Begin with the first line of the material and copy each line word for word through the line that contains "var yTicks = [-4, -3, -2, -1, 0, 1, 2, 3];"; the pictures are left out.
━━━━
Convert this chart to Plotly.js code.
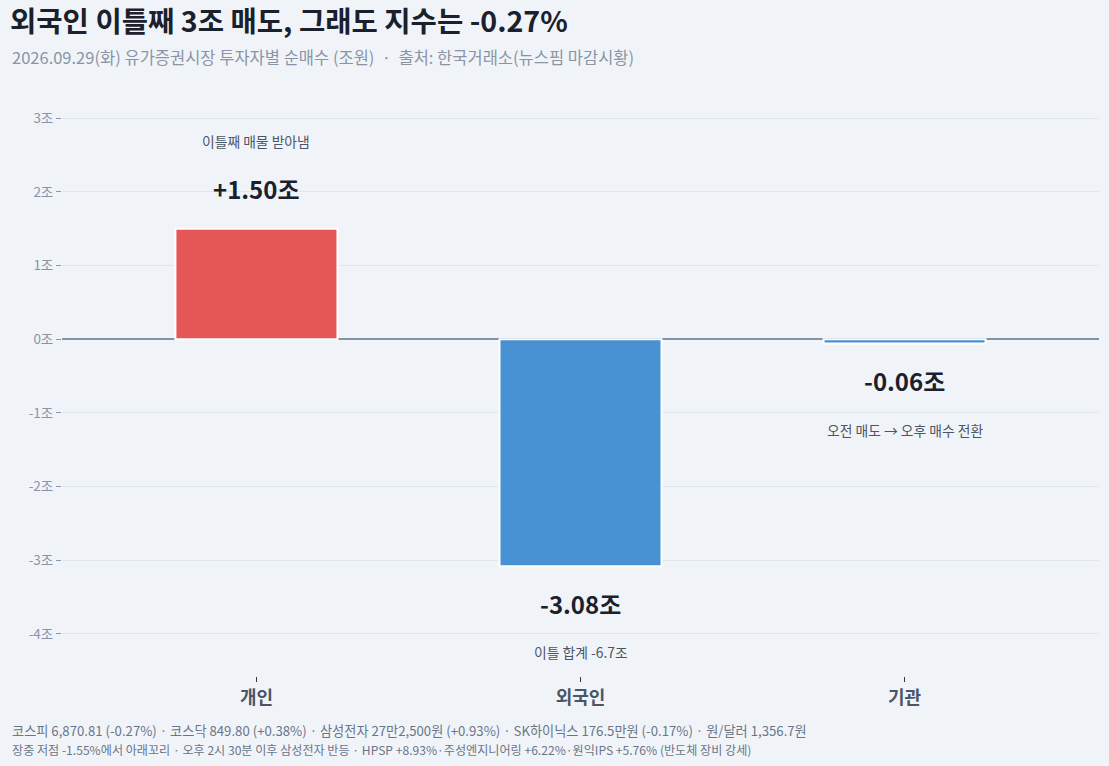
<!DOCTYPE html>
<html>
<head>
<meta charset="utf-8">
<script src="https://cdn.plot.ly/plotly-3.0.1.min.js"></script>
<style>
  html, body { margin: 0; padding: 0; background: #f0f4f8; }
  #chart { width: 1109px; height: 766px; }
</style>
</head>
<body>
<div id="chart"></div>
<script>
// 투자자별 순매수 (조원)
var investors = ['개인', '외국인', '기관'];
var netBuy = [1.50, -3.08, -0.06];
var valueLabels = ['+1.50조', '-3.08조', '-0.06조'];
var notes = ['이틀째 매물 받아냄', '이틀 합계 -6.7조', '오전 매도 → 오후 매수 전환'];
var barColors = ['#e55656', '#4891d2', '#4891d2'];
var yTicks = [-4, -3, -2, -1, 0, 1, 2, 3];

var titleText = '외국인 이틀째 3조 매도, 그래도 지수는 -0.27%';
var subtitleText = '2026.09.29(화) 유가증권시장 투자자별 순매수 (조원)  ·  출처: 한국거래소(뉴스핌 마감시황)';
var footer1 = '코스피 6,870.81 (-0.27%) · 코스닥 849.80 (+0.38%) · 삼성전자 27만2,500원 (+0.93%) · SK하이닉스 176.5만원 (-0.17%) · 원/달러 1,356.7원';
var footer2 = '장중 저점 -1.55%에서 아래꼬리 · 오후 2시 30분 이후 삼성전자 반등 · HPSP +8.93%·주성엔지니어링 +6.22%·원익IPS +5.76% (반도체 장비 강세)';

var font = 'Noto Sans CJK KR, Noto Sans, sans-serif';

var data = [
    {
        type: 'bar',
        x: investors,
        y: netBuy,
        width: 0.5,
        marker: {color: barColors, line: {color: '#ffffff', width: 2}},
        hoverinfo: 'skip'
    }
];

var annotations = [];
for (var i = 0; i < investors.length; i++) {
    var up = netBuy[i] >= 0;
    annotations.push({
        x: investors[i], y: netBuy[i], xref: 'x', yref: 'y',
        text: '<b>' + valueLabels[i] + '</b>', showarrow: false,
        yshift: up ? 40 : -37,
        font: {family: font, size: 24, color: '#1a202c'}
    });
    annotations.push({
        x: investors[i], y: netBuy[i], xref: 'x', yref: 'y',
        text: notes[i], showarrow: false,
        yshift: up ? 88 : -86,
        font: {family: font, size: 13.8, color: '#4a5568'}
    });
}

annotations.push({
    xref: 'paper', yref: 'paper', x: -0.0501, y: 1.0, yshift: 39,
    xanchor: 'left', yanchor: 'middle', showarrow: false,
    text: subtitleText, font: {family: font, size: 16.5, color: '#8a94a6'}
});
annotations.push({
    xref: 'paper', yref: 'paper', x: -0.0501, y: 0, yshift: -54,
    xanchor: 'left', yanchor: 'middle', showarrow: false,
    text: footer1, font: {family: font, size: 13.2, color: '#6b7588'}
});
annotations.push({
    xref: 'paper', yref: 'paper', x: -0.0501, y: 0, yshift: -73,
    xanchor: 'left', yanchor: 'middle', showarrow: false,
    text: footer2, font: {family: font, size: 12.1, color: '#6b7588'}
});

var layout = {
    width: 1109,
    height: 766,
    paper_bgcolor: '#f0f4f8',
    plot_bgcolor: '#f0f4f8',
    margin: {l: 62, r: 10, t: 96, b: 90},
    showlegend: false,
    title: {
        text: '<b>' + titleText + '</b>',
        xref: 'container', yref: 'container',
        x: 10 / 1109, xanchor: 'left',
        y: 1 - 22 / 766, yanchor: 'middle',
        font: {family: font, size: 28.6, color: '#1a202c'}
    },
    xaxis: {
        range: [-0.6, 2.6],
        showgrid: false,
        zeroline: false,
        showline: false,
        ticks: 'outside',
        ticklen: 5,
        tickcolor: '#2d3748',
        tickfont: {family: font, size: 18, weight: 'bold', color: '#4a5568'}
    },
    yaxis: {
        range: [-4.57, 3.3],
        tickvals: yTicks,
        ticktext: yTicks.map(function(v) { return v + '조'; }),
        ticks: 'outside',
        ticklen: 5,
        tickcolor: '#8a94a6',
        tickfont: {family: font, size: 13.5, color: '#8a94a6'},
        gridcolor: '#e0e6ed',
        gridwidth: 1,
        zeroline: true,
        zerolinecolor: '#8492a6',
        zerolinewidth: 2,
        showline: false
    },
    annotations: annotations
};

Plotly.newPlot('chart', data, layout, {displayModeBar: false});
</script>
</body>
</html>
━━━━
Final answer »
Convert this chart to Plotly.js code.
<!DOCTYPE html>
<html>
<head>
<meta charset="utf-8">
<script src="https://cdn.plot.ly/plotly-3.0.1.min.js"></script>
<style>
  html, body { margin: 0; padding: 0; background: #f0f4f8; }
  #chart { width: 1109px; height: 766px; }
</style>
</head>
<body>
<div id="chart"></div>
<script>
// 투자자별 순매수 (조원)
var investors = ['개인', '외국인', '기관'];
var netBuy = [1.50, -3.08, -0.06];
var valueLabels = ['+1.50조', '-3.08조', '-0.06조'];
var notes = ['이틀째 매물 받아냄', '이틀 합계 -6.7조', '오전 매도 → 오후 매수 전환'];
var barColors = ['#e55656', '#4891d2', '#4891d2'];
var yTicks = [-4, -3, -2, -1, 0, 1, 2, 3];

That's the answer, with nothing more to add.